● GOAL OF THE EXERCISE
Leaving out the pictures, retype the lines from the beginning of the listing through the line containing "1231.9, 1708.2, 3391.7];".

Entries with chart source code:
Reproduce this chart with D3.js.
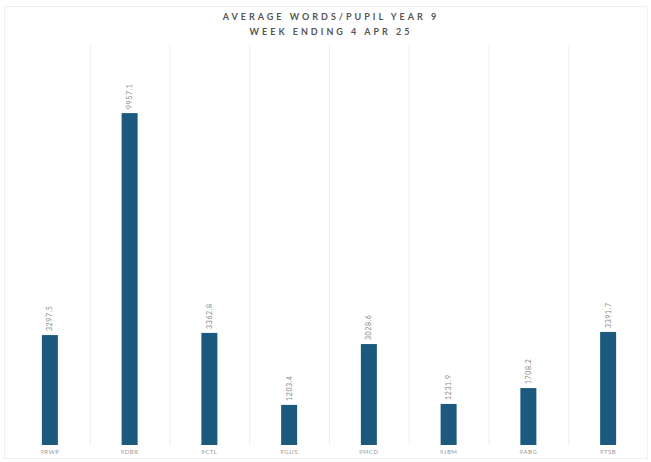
<!DOCTYPE html>
<html><head><meta charset="utf-8">
<script src="https://cdn.jsdelivr.net/npm/d3@7"></script>
<style>body{margin:0;background:#fff;}svg{display:block;}</style>
</head><body>
<script>
const titleLines = ["AVERAGE WORDS/PUPIL YEAR 9", "WEEK ENDING 4 APR 25"];
const categories = ["9RWP", "9DBR", "9CTL", "9GUS", "9MCD", "9JBM", "9ABG", "9TSB"];
const values = [3297.5, 9957.1, 3362.8, 1203.4, 3028.6, 1231.9, 1708.2, 3391.7];

const W = 651, H = 462;
const m = {top: 45, right: 3, bottom: 17, left: 10};
const svg = d3.select("body").append("svg").attr("width", W).attr("height", H);

svg.append("rect").attr("x", 4.5).attr("y", 6.5).attr("width", W - 8).attr("height", H - 10)
  .attr("fill", "none").attr("stroke", "#f0f0f0");

const x = d3.scaleBand().domain(categories).range([m.left, W - m.right]).paddingInner(0).paddingOuter(0);
const y = d3.scaleLinear().domain([0, 12000]).range([H - m.bottom, m.top]);

svg.append("g").selectAll("line").data(categories.slice(1)).join("line")
  .attr("x1", d => x(d) + 0.5).attr("x2", d => x(d) + 0.5)
  .attr("y1", m.top).attr("y2", H - m.bottom)
  .attr("stroke", "#eeeeee");

const bw = 16;
svg.append("g").selectAll("rect").data(values).join("rect")
  .attr("x", (d, i) => x(categories[i]) + x.bandwidth() / 2 - bw / 2)
  .attr("width", bw)
  .attr("y", d => y(d))
  .attr("height", d => y(0) - y(d))
  .attr("fill", "#1b5a7e");

svg.append("g").selectAll("text").data(values).join("text")
  .attr("transform", (d, i) => `translate(${x(categories[i]) + x.bandwidth() / 2 + 2.5},${y(d) - 4}) rotate(-90)`)
  .attr("font-family", "Lato, sans-serif").attr("font-size", 7).attr("fill", "#888")
  .attr("letter-spacing", 0.6)
  .text(d => d3.format(".1f")(d));

const xa = d3.axisBottom(x).tickSize(0).tickPadding(5);
const gx = svg.append("g").attr("transform", `translate(0,${H - m.bottom})`).call(xa);
gx.select(".domain").remove();
gx.selectAll("text").attr("font-family", "Lato, sans-serif").attr("font-size", 6).attr("fill", "#999")
  .attr("letter-spacing", 0.5);

svg.append("g").selectAll("text").data(titleLines).join("text")
  .attr("x", 331).attr("y", (d, i) => 20 + i * 15)
  .attr("text-anchor", "middle")
  .attr("font-family", "Lato, sans-serif").attr("font-weight", "bold").attr("font-size", 9)
  .attr("letter-spacing", 3).attr("fill", "#555")
  .text(d => d);
</script>
</body></html>
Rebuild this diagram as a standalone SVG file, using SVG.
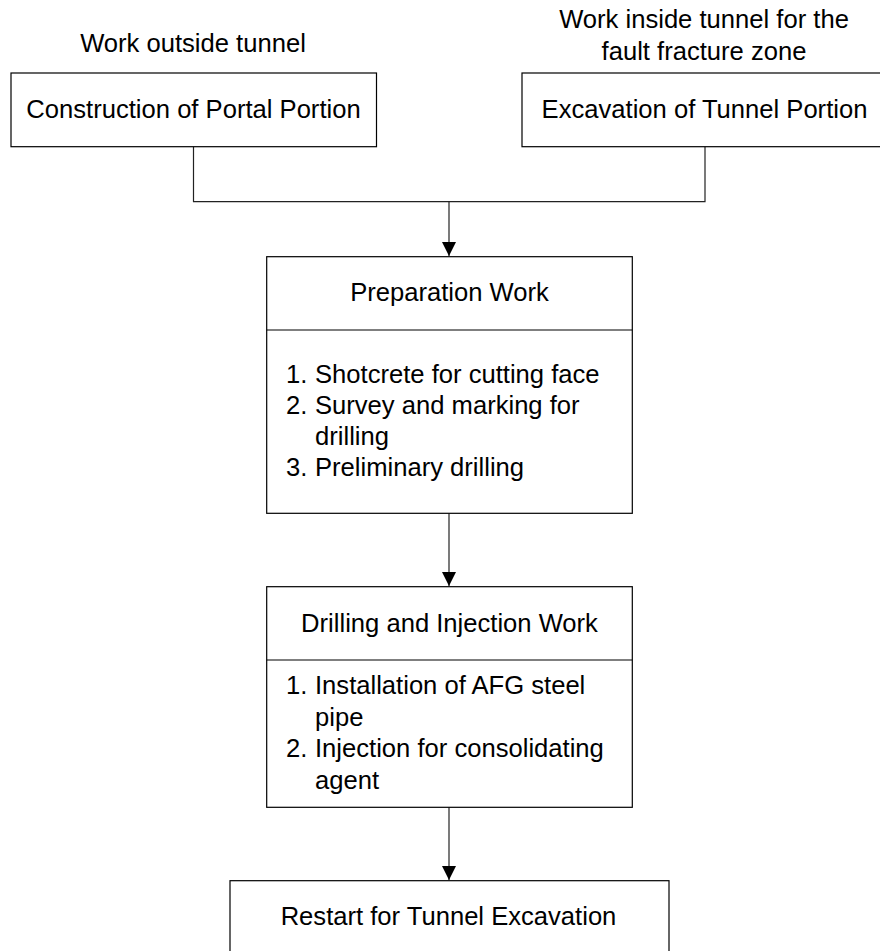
<svg xmlns="http://www.w3.org/2000/svg" width="880" height="951" viewBox="0 0 880 951">
<defs>
<marker id="arr" markerWidth="14" markerHeight="14" refX="14" refY="7" orient="auto" markerUnits="userSpaceOnUse" viewBox="0 0 14 14">
<path d="M0,0 L14,7 L0,14 Z" fill="#000"/>
</marker>
</defs>
<style>
text{font-family:"Liberation Sans",Arial,sans-serif;font-size:25.6px;fill:#000}
.box{fill:#fff;stroke:#000;stroke-width:1.2}
.c{text-anchor:middle}
.ln{fill:none;stroke:#222;stroke-width:1.2}
</style>
<rect width="880" height="951" fill="#fff"/>
<g id="label-outside"><text class="c" x="193" y="52">Work outside tunnel</text></g>
<g id="label-inside">
<text class="c" x="704" y="28">Work inside tunnel for the</text>
<text class="c" x="704" y="60">fault fracture zone</text>
</g>
<g id="connectors">
<polyline class="ln" points="193.5,146.7 193.5,201.7 705,201.7 705,146.7"/>
<line class="ln" x1="449" y1="201.7" x2="449" y2="256" marker-end="url(#arr)"/>
<line class="ln" x1="449" y1="513.3" x2="449" y2="586" marker-end="url(#arr)"/>
<line class="ln" x1="449" y1="807.3" x2="449" y2="880" marker-end="url(#arr)"/>
</g>
<g id="portal">
<rect class="box" x="11" y="73" width="365.5" height="73.7"/>
<text class="c" x="193.5" y="118">Construction of Portal Portion</text>
</g>
<g id="tunnel">
<rect class="box" x="522" y="73" width="365.5" height="73.7"/>
<text class="c" x="704.5" y="118">Excavation of Tunnel Portion</text>
</g>
<g id="prep">
<rect class="box" x="266.7" y="256.7" width="365.6" height="256.6"/>
<line class="box" x1="266.7" y1="330" x2="632.3" y2="330"/>
<text class="c" x="449.5" y="301">Preparation Work</text>
<text x="286" y="382.5">1.</text><text x="315" y="382.5">Shotcrete for cutting face</text>
<text x="286" y="413.5">2.</text><text x="315" y="413.5">Survey and marking for</text>
<text x="315" y="444.5">drilling</text>
<text x="286" y="476">3.</text><text x="315" y="476">Preliminary drilling</text>
</g>
<g id="drill">
<rect class="box" x="266.7" y="586.7" width="365.6" height="220.6"/>
<line class="box" x1="266.7" y1="660" x2="632.3" y2="660"/>
<text class="c" x="449.5" y="632">Drilling and Injection Work</text>
<text x="286" y="694">1.</text><text x="315" y="694">Installation of AFG steel</text>
<text x="315" y="725.5">pipe</text>
<text x="286" y="757">2.</text><text x="315" y="757">Injection for consolidating</text>
<text x="315" y="788.5">agent</text>
</g>
<g id="restart">
<rect class="box" x="230" y="880.7" width="439" height="80"/>
<text class="c" x="448.5" y="925">Restart for Tunnel Excavation</text>
</g>
</svg>
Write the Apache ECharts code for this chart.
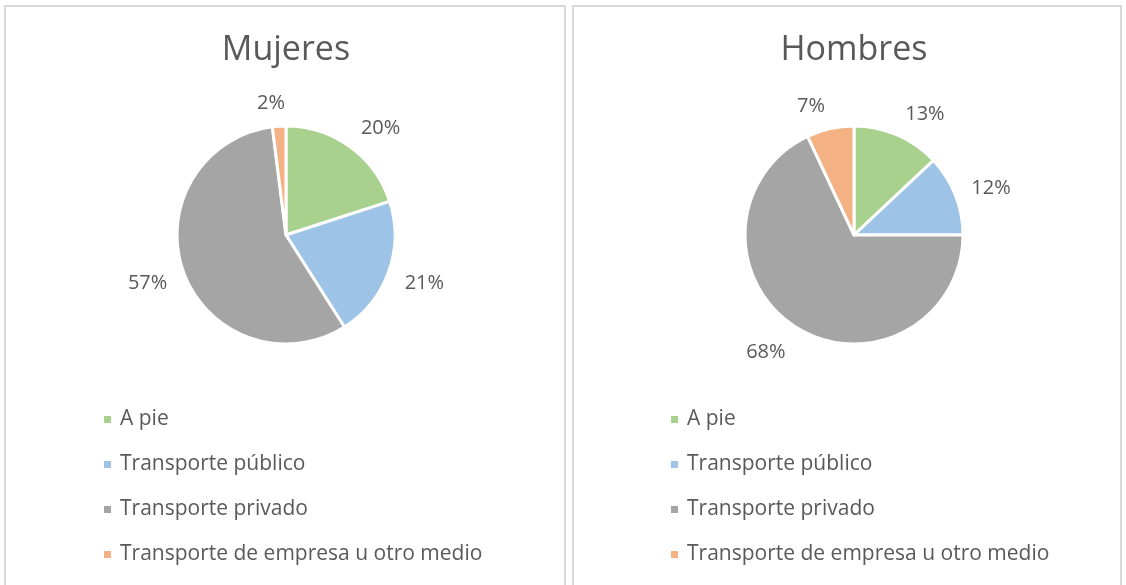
<!DOCTYPE html>
<html>
<head>
<meta charset="utf-8">
<script src="https://cdn.jsdelivr.net/npm/echarts@6/dist/echarts.min.js"></script>
<style>
  html, body { margin: 0; padding: 0; background: #fff; }
  #chart { width: 1126px; height: 585px; }
</style>
</head>
<body>
<div id="chart"></div>
<script>
// data
const categories = ['A pie', 'Transporte público', 'Transporte privado', 'Transporte de empresa u otro medio'];
const mujeresValues = [20, 21, 57, 2];
const hombresValues = [13, 12, 68, 7];
const titles = ['Mujeres', 'Hombres'];

const colors = ['#a9d18e', '#9dc3e6', '#a5a5a5', '#f4b183'];
const textColor = '#595959';
const fontFamily = 'Open Sans, Noto Sans, sans-serif';

const chart = echarts.init(document.getElementById('chart'));

const pieRadius = 109;
const pieCy = 235;
const labelGap = 15;

// posiciones de cada panel
const panels = [
  {x: 5, w: 560, cx: 286, legendLeft: 97},
  {x: 573, w: 548, cx: 854, legendLeft: 664}
];

// etiquetas al estilo "ajuste óptimo" de Excel: la caja de texto queda fuera del sector
const makeLabelLayout = (values, cx) => params => {
  const total = values.reduce((a, b) => a + b, 0);
  const before = values.slice(0, params.dataIndex).reduce((a, b) => a + b, 0);
  const mid = (before + values[params.dataIndex] / 2) / total * Math.PI * 2;
  const s = Math.sin(mid);
  const c = Math.cos(mid);
  const w = params.labelRect.width;
  const r = pieRadius + labelGap;
  const side = Math.sign(s) * Math.min(1, Math.abs(s) / 0.14);
  return {
    x: cx + r * s + side * (w / 2 + 2),
    y: pieCy - r * c - 11 * c + 3,
    align: 'center',
    verticalAlign: 'middle'
  };
};

const makePie = (name, values, cx) => ({
  type: 'pie',
  name: name,
  center: [cx, pieCy],
  radius: pieRadius,
  startAngle: 90,
  clockwise: true,
  avoidLabelOverlap: false,
  data: values.map((v, i) => ({name: categories[i], value: v})),
  itemStyle: {borderColor: '#fff', borderWidth: 3},
  label: {
    show: true,
    position: 'outside',
    formatter: p => Math.round(p.percent) + '%',
    color: textColor,
    fontSize: 20,
    fontFamily: fontFamily
  },
  labelLine: {show: false, length: 13, length2: 2},
  labelLayout: makeLabelLayout(values, cx),
  emphasis: {disabled: true}
});

const option = {
  color: colors,
  animation: false,
  graphic: panels.map(p => ({
    type: 'rect',
    shape: {x: p.x, y: 6, width: p.w, height: 600},
    style: {fill: 'none', stroke: '#d9d9d9', lineWidth: 2},
    silent: true
  })),
  title: titles.map((t, i) => ({
    text: t,
    left: panels[i].cx - 5,
    top: 28,
    textAlign: 'center',
    textStyle: {color: textColor, fontSize: 34, fontWeight: 'normal', fontFamily: fontFamily}
  })),
  legend: panels.map((p, i) => ({
    orient: 'vertical',
    left: p.legendLeft,
    top: 404,
    icon: 'rect',
    itemWidth: 9,
    itemHeight: 9,
    itemGap: 24,
    seriesIndex: i,
    data: categories,
    selectedMode: false,
    textStyle: {color: textColor, fontSize: 21, fontFamily: fontFamily, padding: [0, 0, 0, 3]}
  })),
  series: [
    makePie(titles[0], mujeresValues, panels[0].cx),
    makePie(titles[1], hombresValues, panels[1].cx)
  ]
};

chart.setOption(option);
</script>
</body>
</html>
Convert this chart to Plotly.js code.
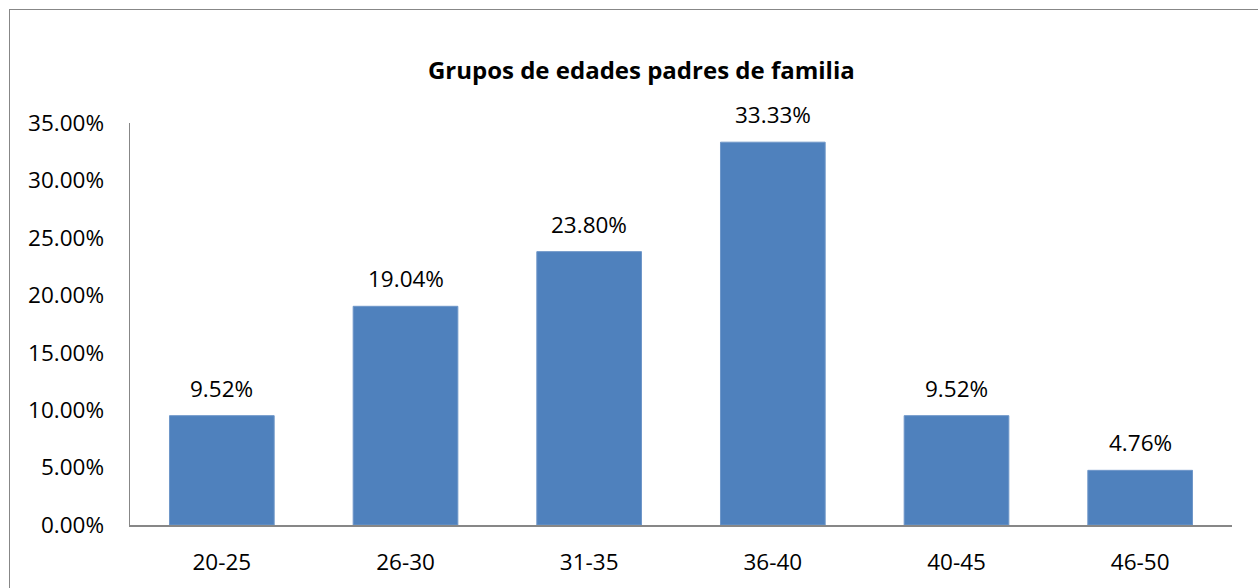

● TASK OUTPUT
Reproduce this chart with D3.js.
<!DOCTYPE html>
<html><head><meta charset="utf-8">
<script src="https://cdn.jsdelivr.net/npm/d3@7"></script>
<style>body{margin:0;background:#fff;}svg{display:block;}</style>
</head><body>
<script>
const titleLines = ["AVERAGE WORDS/PUPIL YEAR 9", "WEEK ENDING 4 APR 25"];
const categories = ["9RWP", "9DBR", "9CTL", "9GUS", "9MCD", "9JBM", "9ABG", "9TSB"];
const values = [3297.5, 9957.1, 3362.8, 1203.4, 3028.6, 1231.9, 1708.2, 3391.7];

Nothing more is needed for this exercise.